* To be done
Without the pictures, print the lines running from the beginning of the material to the line containing "from matplotlib.transforms import", both ends included.

* begin Given records *

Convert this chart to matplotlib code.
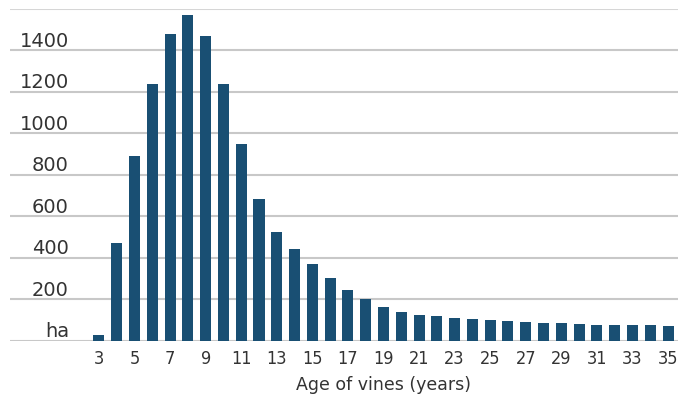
import matplotlib.pyplot as plt
from matplotlib import font_manager
from matplotlib.transforms import blended_transform_factory

ages = list(range(3, 36))
hectares = [27, 472, 889, 1239, 1477, 1569, 1471, 1239, 949, 683,
            524, 442, 369, 302, 244, 200, 162, 138, 123, 118,
            109, 104, 99, 94, 89, 85, 85, 80, 75, 75,
            75, 75, 70]
y_ticks = [200, 400, 600, 800, 1000, 1200, 1400]
x_labels = [a for a in ages if a % 2 == 1]

bar_color = '#194f73'
text_color = '#333333'

# regular condensed face for the x tick labels, if there is one
tick_fp = font_manager.FontProperties(family='DejaVu Sans', size=13)
for f in font_manager.fontManager.ttflist:
    base = f.fname.split('/')[-1]
    if base in ('LiberationSansNarrow-Regular.ttf', 'DejaVuSansCondensed.ttf'):
        tick_fp = font_manager.FontProperties(fname=f.fname, size=13)
        if base.startswith('Liberation'):
            break

fig = plt.figure(figsize=(6.78, 4.02), dpi=100)
ax = fig.add_axes([10 / 678, 60.5 / 402, 668 / 678, 331.5 / 402])

ax.bar(ages, hectares, width=0.62, color=bar_color, zorder=3)
ax.set_xlim(-2.0, 35.56)
ax.set_ylim(0, 1600)

for v in [0] + y_ticks:
    ax.axhline(v, color='#c8c8c8', lw=1.5, zorder=1)
ax.axhline(1600, color='#d6d6d6', lw=1.5, zorder=1)

for s in ax.spines.values():
    s.set_visible(False)
ax.set_xticks([])
ax.set_yticks([])

trans = blended_transform_factory(ax.transAxes, ax.transData)
for v in y_ticks:
    ax.text(0.0883, v + 48, str(v), transform=trans, ha='right', va='center',
            fontsize=14, color=text_color)
ax.text(0.0883, 48, 'ha', transform=trans, ha='right', va='center',
        fontsize=14, color=text_color)

trans_x = blended_transform_factory(ax.transData, ax.transAxes)
for a in x_labels:
    ax.text(a, -0.054, str(a), transform=trans_x, ha='center', va='center',
            color=text_color, fontproperties=tick_fp)

ax.text(19, -0.131, 'Age of vines (years)', transform=trans_x, ha='center',
        va='center', fontsize=12.5, color=text_color)

fig.savefig('out.png', dpi=100)
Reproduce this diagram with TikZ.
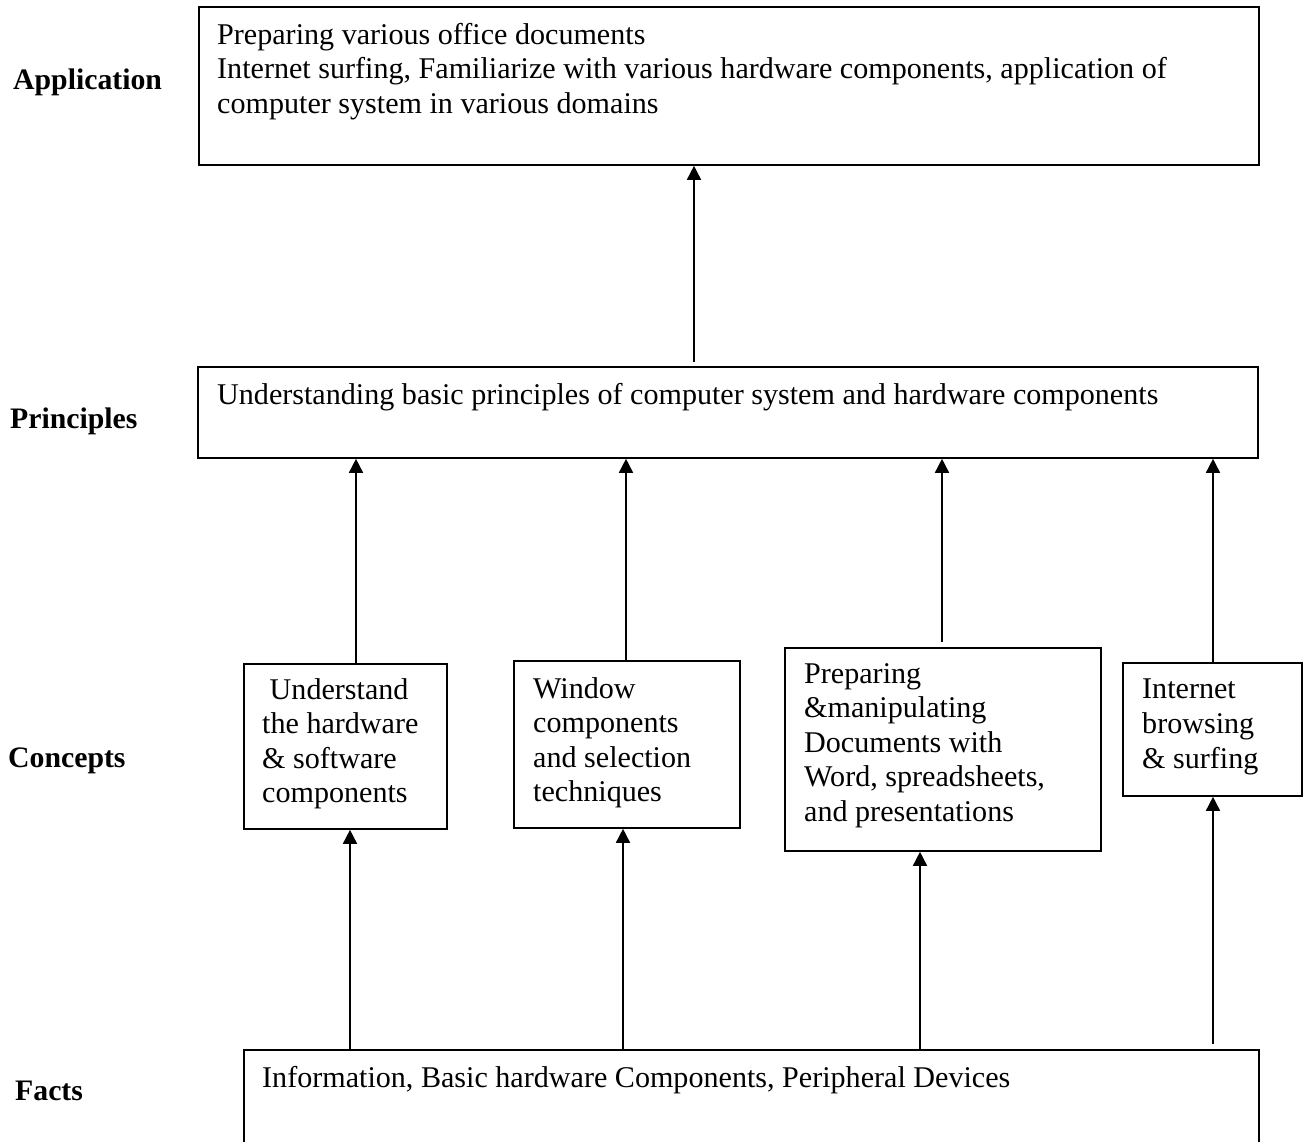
\documentclass[tikz,border=0pt]{standalone}
\usepackage{fontspec}
\setmainfont{Liberation Serif}
\usetikzlibrary{arrows.meta}
\begin{document}
\begin{tikzpicture}[x=1pt,y=-1pt,
  box/.style={draw, line width=1.8pt, rectangle, inner sep=0pt, anchor=north west},
  txt/.style={inner sep=0pt, anchor=north west, align=left,
    font=\fontsize{30.1}{34.6}\selectfont, execute at begin node=\strut},
  lbl/.style={inner sep=0pt, anchor=base west, font=\fontsize{29.75}{34.2}\selectfont\bfseries},
  arr/.style={line width=1.6pt, -{Triangle[width=14pt,length=14pt]}}]
\clip (0,0) rectangle (1307,1141);
\fill[white] (0,0) rectangle (1307,1141);
% boxes
\node[box, minimum width=1060pt, minimum height=158pt] (app) at (198,6) {};
\node[box, minimum width=1060pt, minimum height=91pt] (prin) at (197,366) {};
\node[box, minimum width=203pt, minimum height=165pt] (c1) at (243,663) {};
\node[box, minimum width=226pt, minimum height=167pt] (c2) at (513,660) {};
\node[box, minimum width=316pt, minimum height=203pt] (c3) at (784,647) {};
\node[box, minimum width=179pt, minimum height=133pt] (c4) at (1122,662) {};
\node[box, minimum width=1015pt, minimum height=120pt] (facts) at (243,1049) {};
% texts
\node[txt] (tapp) at (217,23) {Preparing various office documents\\
Internet surfing, Familiarize with various hardware components, application of\\
computer system in various domains};
\node[txt] (tprin) at (217,380) {Understanding basic principles of computer system and hardware components};
\node[txt] (tc1) at (262,678) {\hspace*{0.25em}Understand\\the hardware\\\& software\\components};
\node[txt] (tc2) at (533,677) {Window\\components\\and selection\\techniques};
\node[txt] (tc3) at (804,663) {Preparing\\\&manipulating\\Documents with\\Word, spreadsheets,\\and presentations};
\node[txt] (tc4) at (1142,679) {Internet\\browsing\\\& surfing};
\node[txt] (tfacts) at (262,1063) {Information, Basic hardware Components, Peripheral Devices};
% labels
\node[lbl] (lapp) at (13,89) {Application};
\node[lbl] (lprin) at (10,428) {Principles};
\node[lbl] (lcon) at (8,767) {Concepts};
\node[lbl] (lfac) at (15,1100) {Facts};
% arrow columns
\coordinate (xa) at (694,0);
\coordinate (xp1) at (356,0);
\coordinate (xp2) at (626,0);
\coordinate (xp3) at (942,0);
\coordinate (xp4) at (1213,0);
\coordinate (xf1) at (350,0);
\coordinate (xf2) at (623,0);
\coordinate (xf3) at (920,0);
\coordinate (xf4) at (1213,0);
% arrows
\draw[arr] ([yshift=4pt]prin.north -| xa) -- (app.south -| xa);
\draw[arr] (c1.north -| xp1) -- (prin.south -| xp1);
\draw[arr] (c2.north -| xp2) -- (prin.south -| xp2);
\draw[arr] ([yshift=5pt]c3.north -| xp3) -- (prin.south -| xp3);
\draw[arr] (c4.north -| xp4) -- (prin.south -| xp4);
\draw[arr] (facts.north -| xf1) -- (c1.south -| xf1);
\draw[arr] (facts.north -| xf2) -- (c2.south -| xf2);
\draw[arr] (facts.north -| xf3) -- (c3.south -| xf3);
\draw[arr] ([yshift=5pt]facts.north -| xf4) -- (c4.south -| xf4);
\end{tikzpicture}
\end{document}
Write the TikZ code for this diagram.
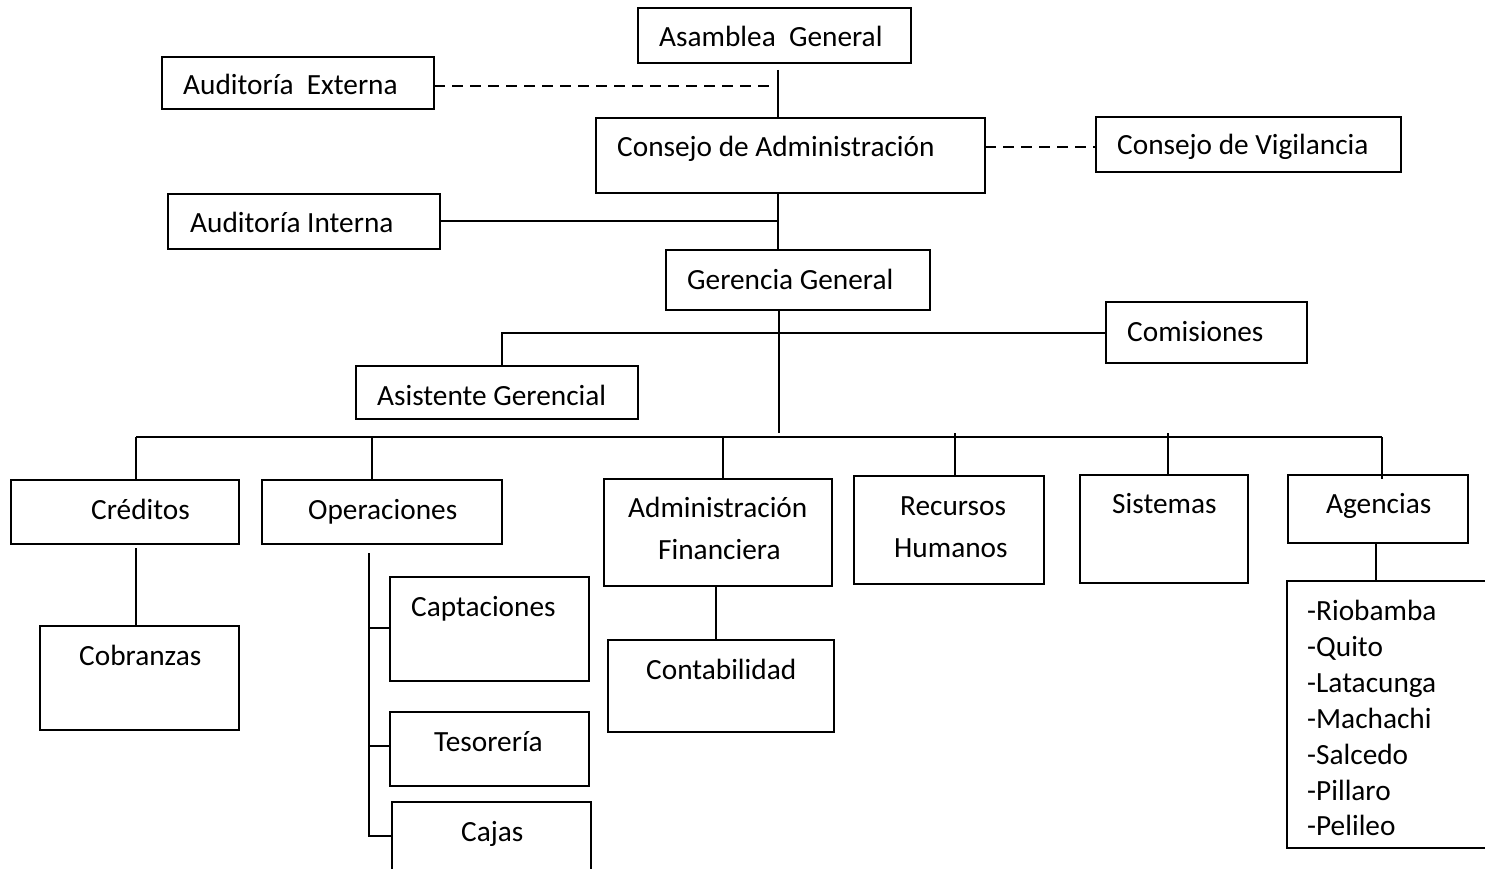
\documentclass[tikz,border=0pt]{standalone}
\usepackage{fontspec}
\setmainfont{Carlito}
\begin{document}
\begin{tikzpicture}[x=1pt,y=-1pt,
  box/.style={draw,line width=1.8pt,inner sep=0pt,outer sep=0pt,anchor=north west},
  txt/.style={anchor=base west,inner sep=0pt,font=\fontsize{29.3}{35}\selectfont},
  conn/.style={line width=1.6pt},
  dconn/.style={line width=1.8pt,dash pattern=on 11pt off 7pt}]
\useasboundingbox (0,0) rectangle (1485,869);
\clip (0,0) rectangle (1485,869);
\fill[white] (0,0) rectangle (1485,869);

% boxes
\node[box,minimum width=273pt,minimum height=55pt] (asam) at (638,8) {};
\node[box,minimum width=272pt,minimum height=52pt] (audext) at (162,57) {};
\node[box,minimum width=389pt,minimum height=75pt] (cad) at (596,118) {};
\node[box,minimum width=305pt,minimum height=55pt] (cvig) at (1096,117) {};
\node[box,minimum width=272pt,minimum height=55pt] (audint) at (168,194) {};
\node[box,minimum width=264pt,minimum height=60pt] (ger) at (666,250) {};
\node[box,minimum width=201pt,minimum height=61pt] (com) at (1106,302) {};
\node[box,minimum width=282pt,minimum height=53pt] (asis) at (356,366) {};
\node[box,minimum width=228pt,minimum height=64pt] (cred) at (11,480) {};
\node[box,minimum width=240pt,minimum height=64pt] (oper) at (262,480) {};
\node[box,minimum width=228pt,minimum height=107pt] (adm) at (604,479) {};
\node[box,minimum width=190pt,minimum height=108pt] (rrhh) at (854,476) {};
\node[box,minimum width=168pt,minimum height=108pt] (sis) at (1080,475) {};
\node[box,minimum width=180pt,minimum height=68pt] (age) at (1288,475) {};
\node[box,minimum width=199pt,minimum height=104pt] (cob) at (40,626) {};
\node[box,minimum width=199pt,minimum height=104pt] (cap) at (390,577) {};
\node[box,minimum width=199pt,minimum height=74pt] (tes) at (390,712) {};
\node[box,minimum width=199pt,minimum height=100pt] (caj) at (392,802) {};
\node[box,minimum width=226pt,minimum height=92pt] (cont) at (608,640) {};
\node[box,minimum width=230pt,minimum height=267pt] (lst) at (1287,581) {};

% texts
\node[txt] (tasam) at (659,47) {Asamblea\ \ General};
\node[txt] (taudext) at (183,95) {Auditoría\ \ Externa};
\node[txt] (tcad) at (617,157) {Consejo de Administración};
\node[txt] (tcvig) at (1117,155) {Consejo de Vigilancia};
\node[txt] (taudint) at (190,233) {Auditoría Interna};
\node[txt] (tger) at (687,289) {Gerencia General};
\node[txt] (tcom) at (1127,341) {Comisiones};
\node[txt] (tasis) at (377,405) {Asistente Gerencial};
\node[txt] (tcred) at (91,519) {Créditos};
\node[txt] (toper) at (308,519) {Operaciones};
\node[txt] (tadm1) at (628,517) {Administración};
\node[txt] (tadm2) at (658,559) {Financiera};
\node[txt] (trrhh1) at (900,515) {Recursos};
\node[txt] (trrhh2) at (894,557) {Humanos};
\node[txt] (tsis) at (1112,513) {Sistemas};
\node[txt] (tage) at (1326,513) {Agencias};
\node[txt] (tcob) at (79,665) {Cobranzas};
\node[txt] (tcap) at (411,616) {Captaciones};
\node[txt] (ttes) at (434,751) {Tesorería};
\node[txt] (tcaj) at (461,841) {Cajas};
\node[txt] (tcont) at (646,679) {Contabilidad};
\node[txt] (l1) at (1307,620) {-Riobamba};
\node[txt] (l2) at (1307,656) {-Quito};
\node[txt] (l3) at (1307,692) {-Latacunga};
\node[txt] (l4) at (1307,728) {-Machachi};
\node[txt] (l5) at (1307,764) {-Salcedo};
\node[txt] (l6) at (1307,800) {-Pillaro};
\node[txt] (l7) at (1307,835) {-Pelileo};

% connectors
\coordinate (tA) at (778,70);
\draw[conn] (tA) -- (tA |- cad.north);
\coordinate (dE) at (773,86);
\draw[dconn] (audext.east |- dE) -- (dE);
\coordinate (dV) at (985,147);
\draw[dconn] (dV) -- (dV -| cvig.west);
\draw[conn] (cad.south -| tA) -- (ger.north -| tA);
\coordinate (aI) at (440,221);
\draw[conn] (aI) -- (aI -| tA);
\coordinate (tG) at (779,433);
\draw[conn] (ger.south -| tG) -- (tG);
\coordinate (bC) at (502,333);
\draw[conn] (asis.north -| bC) -- (bC) -- (bC -| com.west);
\coordinate (busL) at (136,437);
\coordinate (busR) at (1382,437);
\draw[conn] (busL) -- (busR);
\draw[conn] (busL) -- (busL |- cred.north);
\coordinate (dOp) at (372,437);
\draw[conn] (dOp) -- (dOp |- oper.north);
\coordinate (dAd) at (723,437);
\draw[conn] (dAd) -- (dAd |- adm.north);
\coordinate (dRh) at (955,433);
\draw[conn] (dRh) -- (dRh |- rrhh.north);
\coordinate (dSi) at (1168,433);
\draw[conn] (dSi) -- (dSi |- sis.north);
\coordinate (dAg) at (1382,479);
\draw[conn] (busR) -- (dAg);
\coordinate (c1) at (136,548);
\draw[conn] (c1) -- (c1 |- cob.north);
\coordinate (o1) at (369,553);
\coordinate (o2) at (369,836);
\coordinate (oc) at (369,628);
\coordinate (ot) at (369,746);
\draw[conn] (o1) -- (o2) -- (o2 -| caj.west);
\draw[conn] (oc) -- (oc -| cap.west);
\draw[conn] (ot) -- (ot -| tes.west);
\coordinate (a1) at (716,586);
\draw[conn] (a1) -- (a1 |- cont.north);
\coordinate (g1) at (1376,543);
\draw[conn] (g1) -- (g1 |- lst.north);
\end{tikzpicture}
\end{document}
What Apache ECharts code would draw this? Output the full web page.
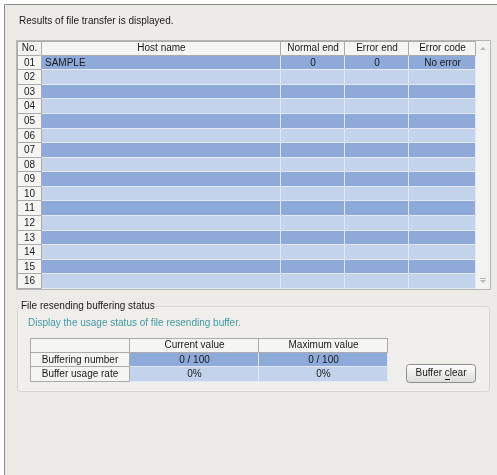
<!DOCTYPE html>
<html>
<head>
<meta charset="utf-8">
<script src="https://cdn.jsdelivr.net/npm/echarts@6/dist/echarts.min.js"></script>
<style>
html, body { margin: 0; padding: 0; background: #fff; }
#chart { width: 497px; height: 475px; }
</style>
</head>
<body>
<div id="chart"></div>
<script>
// transfer result list
const columnNames = ['No.', 'Host name', 'Normal end', 'Error end', 'Error code'];
const rowNos = ['01', '02', '03', '04', '05', '06', '07', '08', '09', '10', '11', '12', '13', '14', '15', '16'];
const hostNames = ['SAMPLE', '', '', '', '', '', '', '', '', '', '', '', '', '', '', ''];
const normalEnds = ['0', '', '', '', '', '', '', '', '', '', '', '', '', '', '', ''];
const errorEnds = ['0', '', '', '', '', '', '', '', '', '', '', '', '', '', '', ''];
const errorCodes = ['No error', '', '', '', '', '', '', '', '', '', '', '', '', '', '', ''];

// resend buffer table
const bufferColumns = ['', 'Current value', 'Maximum value'];
const bufferRows = ['Buffering number', 'Buffer usage rate'];
const currentValues = ['0 / 100', '0%'];
const maximumValues = ['0 / 100', '0%'];

const FONT = '10px "Liberation Sans", Arial, sans-serif';
const darkRow = '#8eaad9';
const lightRow = '#c4d3ec';
const headFill = '#f5f5f3';
const headLine = '#ababab';

const chart = echarts.init(document.getElementById('chart'));

// one grid per column, rows come from a category y axis
const listCols = [
  { left: 17, width: 25, align: 'center', values: rowNos },
  { left: 42, width: 239, align: 'left', values: hostNames },
  { left: 281, width: 64, align: 'center', values: normalEnds },
  { left: 345, width: 64, align: 'center', values: errorEnds },
  { left: 409, width: 67, align: 'center', values: errorCodes }
];
const bufCols = [
  { left: 30, width: 100, align: 'center', values: bufferRows },
  { left: 130, width: 129, align: 'center', values: currentValues },
  { left: 259, width: 129, align: 'center', values: maximumValues }
];

let grids = [], xAxes = [], yAxes = [], series = [];

function addTable(cols, heads, top, height) {
  cols.forEach((col, c) => {
    const idx = grids.length;
    const texts = [heads[c]].concat(col.values);
    const cats = texts.map((t, i) => 'r' + i);
    grids.push({ left: col.left, width: col.width, top: top, height: height });
    xAxes.push({ type: 'category', gridIndex: idx, data: [heads[c] || 'c'], show: false });
    yAxes.push({ type: 'category', gridIndex: idx, data: cats, inverse: true, show: false });
    series.push({
      type: 'custom',
      xAxisIndex: idx,
      yAxisIndex: idx,
      silent: true,
      data: texts.map((t, r) => [0, r]),
      renderItem: function (params, api) {
        const r = api.value(1);
        const p = api.coord([0, r]);
        const s = api.size([1, 1]);
        const x0 = Math.round(p[0] - s[0] / 2);
        const y0 = Math.round(p[1] - s[1] / 2);
        const x1 = Math.round(p[0] + s[0] / 2);
        const y1 = Math.round(p[1] + s[1] / 2);
        const isHead = r === 0 || c === 0;
        const children = [];
        children.push({
          type: 'rect',
          shape: { x: x0, y: y0, width: x1 - x0, height: y1 - y0 },
          style: { fill: isHead ? headFill : (r % 2 === 1 ? darkRow : lightRow) }
        });
        const lc = isHead ? headLine : '#e2e9f5';
        children.push({
          type: 'polyline',
          shape: { points: [[x1 - 0.5, y0], [x1 - 0.5, y1 - 0.5], [x0, y1 - 0.5]] },
          style: { stroke: lc, lineWidth: 1, fill: null }
        });
        if (isHead && r === 0) {
          children.push({ type: 'line', shape: { x1: x0, y1: y0 + 0.5, x2: x1, y2: y0 + 0.5 }, style: { stroke: headLine, lineWidth: 1 } });
        }
        if (isHead && c === 0) {
          children.push({ type: 'line', shape: { x1: x0 + 0.5, y1: y0, x2: x0 + 0.5, y2: y1 }, style: { stroke: headLine, lineWidth: 1 } });
        }
        const t = texts[params.dataIndex];
        const left = col.align === 'left' && !isHead;
        children.push({
          type: 'text',
          style: {
            text: t,
            x: left ? x0 + 3 : (x0 + x1) / 2,
            y: (y0 + y1) / 2,
            align: left ? 'left' : 'center',
            verticalAlign: 'middle',
            font: FONT,
            fill: '#1a1a1a'
          }
        });
        return { type: 'group', children: children };
      }
    });
  });
}

addTable(listCols, columnNames, 41, 248);
addTable(bufCols, bufferColumns, 338, 44);

const option = {
  backgroundColor: '#ffffff',
  animation: false,
  grid: grids,
  xAxis: xAxes,
  yAxis: yAxes,
  series: series,
  graphic: [
    // dialog face
    { type: 'rect', z: -10, shape: { x: 4, y: 4, width: 493, height: 471 }, style: { fill: '#ecebe8' } },
    { type: 'polyline', z: -9, shape: { points: [[4.5, 475], [4.5, 4.5], [497, 4.5]] }, style: { stroke: '#8a8a8a', lineWidth: 1, fill: null } },
    { type: 'text', style: { text: 'Results of file transfer is displayed.', x: 19, y: 21, verticalAlign: 'middle', font: FONT, fill: '#1a1a1a' } },
    // list frame + scrollbar
    { type: 'rect', z: -5, shape: { x: 476, y: 41, width: 14, height: 248 }, style: { fill: '#f3f3f1' } },
    { type: 'rect', z: -5, shape: { x: 16.5, y: 40.5, width: 474, height: 249 }, style: { fill: null, stroke: '#b5b5b2', lineWidth: 1 } },
    { type: 'polygon', shape: { points: [[480, 50], [486, 50], [483, 47]] }, style: { fill: '#b8b8b8' } },
    { type: 'polygon', shape: { points: [[480, 280], [486, 280], [483, 283]] }, style: { fill: '#b8b8b8' } },
    { type: 'line', shape: { x1: 480, y1: 278.5, x2: 486, y2: 278.5 }, style: { stroke: '#b8b8b8', lineWidth: 1 } },
    // group box
    { type: 'rect', z: -5, shape: { x: 17.5, y: 306.5, width: 472, height: 85, r: 3 }, style: { fill: '#f0efec', stroke: '#d6d6d0', lineWidth: 1 } },
    { type: 'text', style: { text: 'File resending buffering status', x: 20, y: 306, verticalAlign: 'middle', font: FONT, fill: '#1a1a1a', backgroundColor: '#ecebe8', padding: [0, 1] } },
    { type: 'text', style: { text: 'Display the usage status of file resending buffer.', x: 28, y: 323, verticalAlign: 'middle', font: FONT, fill: '#3f9aa2' } },
    // button
    {
      type: 'rect', shape: { x: 406.5, y: 364.5, width: 69, height: 18, r: 3 },
      style: {
        stroke: '#8c8c8c', lineWidth: 1,
        fill: new echarts.graphic.LinearGradient(0, 0, 0, 1, [
          { offset: 0, color: '#ffffff' },
          { offset: 1, color: '#dadad6' }
        ])
      }
    },
    { type: 'text', style: { text: 'Buffer clear', x: 441, y: 373.5, align: 'center', verticalAlign: 'middle', font: FONT, fill: '#1a1a1a' } },
    { type: 'line', shape: { x1: 445, y1: 379.5, x2: 450, y2: 379.5 }, style: { stroke: '#1a1a1a', lineWidth: 1 } }
  ]
};

chart.setOption(option);
</script>
</body>
</html>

* end Given records *

* Correct output
Convert this chart to matplotlib code.
import matplotlib.pyplot as plt
from matplotlib import font_manager
from matplotlib.transforms import blended_transform_factory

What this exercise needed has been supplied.